As we had just completed a unit about coastlines, we traveled to Starfish Point to observe the coast and what is being done to protect the coastline. We made sure to pack a directional compass, meter sticks, a mathematical compass, and cameras.
The first task for the budding geographers was to determine if longshore drift was occurring at Starfish Point. Longshore drift is a process that can change shorelines and cause erosion. Waves and prevailing winds can draw sand away from beaches – something we don’t want to see at Starfish Point! As an experiment, we threw a bunch of corks into the water. The corks would act as giant granules of sand for us to observe. What we saw was that longshore drift does occur at Starfish Point; the corks were carried by the direction of the waves quickly along the shore line. This showed us that the waves pull sand back out with them, and repeat this process as the waves move down the coast.
The second task the Grade 7s had to do was determine if the groynes (rigid structures built from an ocean shore that interrupts water flow and limits the movement of sediment) in place on the beach were stopping the longshore drift from eroding the beach away.
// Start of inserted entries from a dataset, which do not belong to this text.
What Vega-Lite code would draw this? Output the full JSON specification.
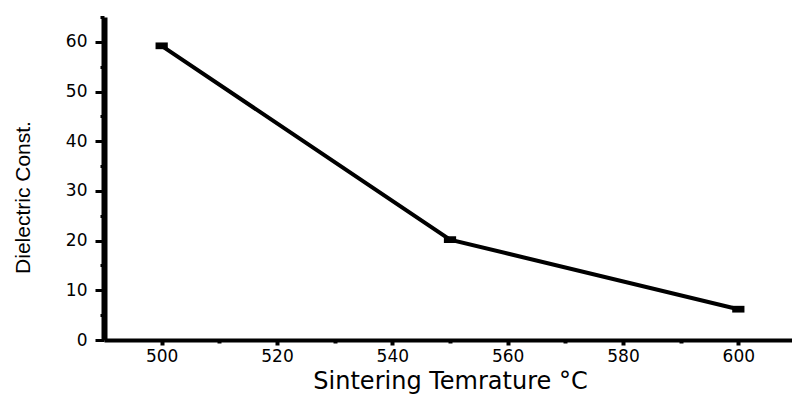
{
  "$schema": "https://vega.github.io/schema/vega-lite/v6.json",
  "width": 692,
  "height": 323,
  "autosize": "none",
  "padding": {"left": 104, "top": 17, "right": 0, "bottom": 56},
  "background": "white",
  "config": {"view": {"stroke": null}},
  "data": {"values": [
    {"temp": 500, "k": 59.2},
    {"temp": 550, "k": 20.2},
    {"temp": 600, "k": 6.2}
  ]},
  "encoding": {
    "x": {
      "field": "temp", "type": "quantitative",
      "scale": {"domain": [490, 610], "nice": false, "zero": false},
      "axis": {
        "values": [500, 510, 520, 530, 540, 550, 560, 570, 580, 590, 600, 610],
        "labelExpr": "datum.value % 20 === 0 ? datum.label : ''",
        "tickSize": {"condition": {"test": "datum.value % 20 === 0", "value": 5}, "value": 3},
        "tickWidth": 4,
        "tickColor": "black",
        "domainColor": "black",
        "domainWidth": 4,
        "grid": false,
        "labelFont": "DejaVu Sans",
        "labelFontSize": 17,
        "labelColor": "black",
        "labelPadding": 3,
        "title": "Sintering Temrature °C",
        "titleFont": "DejaVu Sans",
        "titleFontSize": 24,
        "titleFontWeight": "normal",
        "titleColor": "black",
        "titlePadding": 5
      }
    },
    "y": {
      "field": "k", "type": "quantitative",
      "scale": {"domain": [0, 65], "nice": false},
      "axis": {
        "values": [0, 5, 10, 15, 20, 25, 30, 35, 40, 45, 50, 55, 60, 65],
        "labelExpr": "datum.value % 10 === 0 ? datum.label : ''",
        "tickSize": {"condition": {"test": "datum.value % 10 === 0", "value": 9}, "value": 4},
        "tickWidth": 3,
        "tickColor": "black",
        "domainColor": "black",
        "domainWidth": 6,
        "grid": false,
        "labelFont": "DejaVu Sans",
        "labelFontSize": 17,
        "labelColor": "black",
        "labelPadding": 8,
        "title": "Dielectric Const.",
        "titleFont": "Liberation Sans",
        "titleFontSize": 21,
        "titleFontWeight": "normal",
        "titleColor": "black",
        "titlePadding": 32,
        "titleY": 180
      }
    }
  },
  "layer": [
    {"mark": {"type": "line", "color": "black", "strokeWidth": 4}},
    {"mark": {"type": "point", "shape": "M-1,-0.55H1V0.55H-1Z", "filled": true, "color": "black", "opacity": 1, "size": 150}}
  ]
}
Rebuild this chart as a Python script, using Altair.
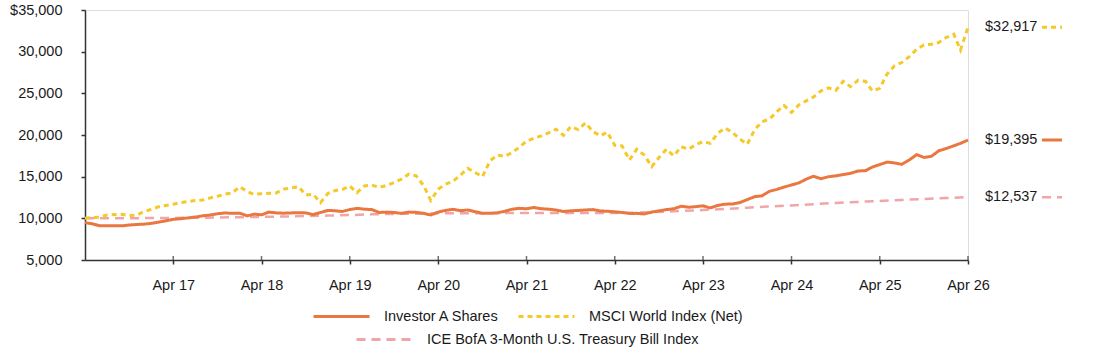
import altair as alt
import pandas as pd

# ---------------- data ----------------
months = pd.date_range("2016-04-01", "2026-04-01", freq="MS").strftime("%Y-%m-%d").tolist()
quarters = pd.date_range("2016-04-01", "2026-04-01", freq="3MS").strftime("%Y-%m-%d").tolist()

fund = [9475, 9350, 9100, 9100, 9120, 9100, 9200, 9260, 9300, 9400, 9550, 9700,
        9880, 9950, 10050, 10150, 10300, 10400, 10550, 10650, 10600, 10620, 10300, 10500,
        10420, 10750, 10650, 10620, 10650, 10680, 10650, 10450, 10700, 10950, 10900, 10820,
        11050, 11200, 11100, 11050, 10700, 10750, 10700, 10600, 10750, 10720, 10600, 10400,
        10750, 10950, 11080, 10920, 11000, 10800, 10600, 10600, 10650, 10850, 11100, 11200,
        11150, 11300, 11150, 11100, 11000, 10820, 10900, 10950, 11000, 11050, 10880, 10850,
        10780, 10700, 10580, 10600, 10520, 10750, 10900, 11050, 11150, 11450, 11330, 11400,
        11500, 11250, 11550, 11700, 11720, 11900, 12250, 12600, 12700, 13250, 13480, 13750,
        14000, 14250, 14700, 15050, 14750, 15000, 15100, 15250, 15400, 15680, 15720, 16150,
        16450, 16750, 16650, 16480, 17000, 17650, 17300, 17450, 18100, 18380, 18700, 19000,
        19395]

msci = [10000, 10100, 10150, 10400, 10450, 10480, 10300, 10400, 10800, 11100, 11400, 11550,
        11700, 11900, 12000, 12150, 12200, 12450, 12650, 12900, 13050, 13800, 13200, 12880,
        12950, 13000, 13050, 13500, 13650, 13800, 12800, 12900, 11880, 13000, 13350, 13450,
        13880, 13080, 13900, 14000, 13700, 13950, 14300, 14700, 15300, 15100, 13900, 12150,
        13500, 14100, 14450, 15150, 16000, 15500, 15000, 16900, 17600, 17450, 17900, 18500,
        19250, 19600, 19900, 20250, 20700, 19950, 21000, 20650, 21450, 20400, 19900, 20350,
        18750, 18700, 17000, 18300, 17600, 16200, 17300, 18300, 17500, 18600, 18300, 18850,
        19200, 19000, 20200, 20850, 20300, 19500, 18900, 20650, 21600, 21900, 22800, 23550,
        22700, 23600, 24100, 24550, 25300, 25650, 25350, 26450, 25800, 26550, 26450, 25300,
        25600, 27300, 28300, 28700, 29400, 30300, 30800, 30900, 31100, 31700, 32100, 30200,
        32917]

tbill = [10000, 10005, 10015, 10030, 10050, 10070, 10100, 10130, 10170, 10220, 10270, 10330,
         10390, 10480, 10530, 10560, 10610, 10620, 10625, 10630, 10633, 10635, 10637, 10640,
         10650, 10680, 10760, 10880, 11000, 11130, 11280, 11430, 11550, 11700, 11840, 11970,
         12090, 12210, 12330, 12440, 12537]

names = ["Investor A Shares", "MSCI World Index (Net)",
         "ICE BofA 3-Month U.S. Treasury Bill Index"]
end_labels = ["$19,395", "$32,917", "$12,537"]
tick_years = [2017, 2018, 2019, 2020, 2021, 2022, 2023, 2024, 2025, 2026]
tick_dates = [f"{y}-04-01" for y in tick_years]

# ---------------- styles ----------------
colors = ["#E9773F", "#F4C928", "#F0A6A8"]
dashes = [[1, 0], [5, 4], [9, 6]]
widths = [3, 3, 2.5]
legend_pos = [(227, 277), (432, 277), (270, 300)]   # legend placement (px from plot origin)
FONT = "Liberation Sans"
FS = 14.5
TXT = "#1a1a1a"
AXC = "#333333"

series_frames = [
    pd.DataFrame({"date": months, "value": fund, "series": names[0]}),
    pd.DataFrame({"date": months, "value": msci, "series": names[1]}),
    pd.DataFrame({"date": quarters, "value": tbill, "series": names[2]}),
]
df_end = pd.DataFrame({"series": names, "value": [fund[-1], msci[-1], tbill[-1]],
                       "label": end_labels})
df_ticks = pd.DataFrame({"date": tick_dates})

xscale = alt.Scale(type="utc", domain=[alt.DateTime(year=2016, month=4, date=1, utc=True),
                                        alt.DateTime(year=2026, month=4, date=1, utc=True)])
xaxis = alt.Axis(values=[alt.DateTime(year=y, month=4, date=1, utc=True) for y in tick_years],
                 format="%b %y", grid=False, domainColor=AXC, domainWidth=1.5,
                 tickColor=AXC, tickWidth=1.5, tickSize=4, labelPadding=14,
                 labelFlush=False, labelOverlap=False,
                 labelFont=FONT, labelFontSize=FS, labelColor=TXT, title=None)
yaxis = alt.Axis(values=[5000, 10000, 15000, 20000, 25000, 30000, 35000],
                 labelExpr="datum.value == 35000 ? '$35,000' : format(datum.value, ',')",
                 grid=False, domainColor=AXC, domainWidth=1.5, tickColor=AXC, tickWidth=1.5,
                 tickSize=4, labelPadding=19, labelFont=FONT, labelFontSize=FS,
                 labelFlush=False, labelColor=TXT, title=None)

x_enc = alt.X("date:T", scale=xscale, axis=xaxis, title=None)
y_enc = alt.Y("value:Q", scale=alt.Scale(domain=[5000, 35000], nice=False), axis=yaxis, title=None)


def legend(lx, ly):
    return alt.Legend(orient="none", legendX=lx, legendY=ly, direction="horizontal",
                      title=None, symbolType="stroke", symbolSize=3136,
                      symbolStrokeWidth=3, labelFont=FONT, labelFontSize=FS,
                      labelColor=TXT, labelOffset=13, labelLimit=0, padding=0)


line_layers = []
for i in [2, 0, 1]:
    leg = legend(*legend_pos[i])
    line_layers.append(
        alt.Chart(series_frames[i]).mark_line(strokeWidth=widths[i]).encode(
            x=x_enc, y=y_enc,
            color=alt.Color("series:N", scale=alt.Scale(domain=[names[i]], range=[colors[i]]),
                            legend=leg),
            strokeDash=alt.StrokeDash("series:N",
                                      scale=alt.Scale(domain=[names[i]], range=[dashes[i]]),
                                      legend=leg),
        )
    )

ticks_up = alt.Chart(df_ticks).mark_tick(color=AXC, thickness=1.5, size=4).encode(
    x=x_enc, y=alt.value(248))

end_text = alt.Chart(df_end).mark_text(align="left", baseline="middle", font=FONT,
                                        fontSize=FS, color=TXT).encode(
    x=alt.value(900), y=y_enc, text="label:N")

swatches = []
for i, n in enumerate(names):
    swatches.append(
        alt.Chart(df_end).transform_filter(alt.datum.series == n)
        .mark_rule(color=colors[i], strokeDash=dashes[i], strokeWidth=widths[i])
        .encode(x=alt.value(957), x2=alt.value(977), y=y_enc)
    )

chart = alt.layer(*line_layers, ticks_up, end_text, *swatches).resolve_scale(
    color="independent", strokeDash="independent"
).properties(
    width=883, height=250,
    padding={"left": 85, "top": 10, "right": 126, "bottom": 89},
    autosize=alt.AutoSizeParams(type="none"),
).configure_view(stroke=None).configure_axisRight(disable=True).configure(background="white")

chart.save("out.html", embed_options={"renderer": "svg", "actions": False})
Before the Fieldwork, Kai and Seáne predicted that if the groynes were doing their job, then there should be a build-up of sand along one side of the groynes. By taking measurements on both sides of the groynes, and the students’ prediction was correct! The results showed that, yes, there was a bigger build-up of sand on the north side of groynes, which means they were stopping the sand from being dragged back into the ocean.
The day was a success, and a great experience for the Middle Years students to see coastal processes at work, as well as test out some practical skills. Well done, Grade 7s!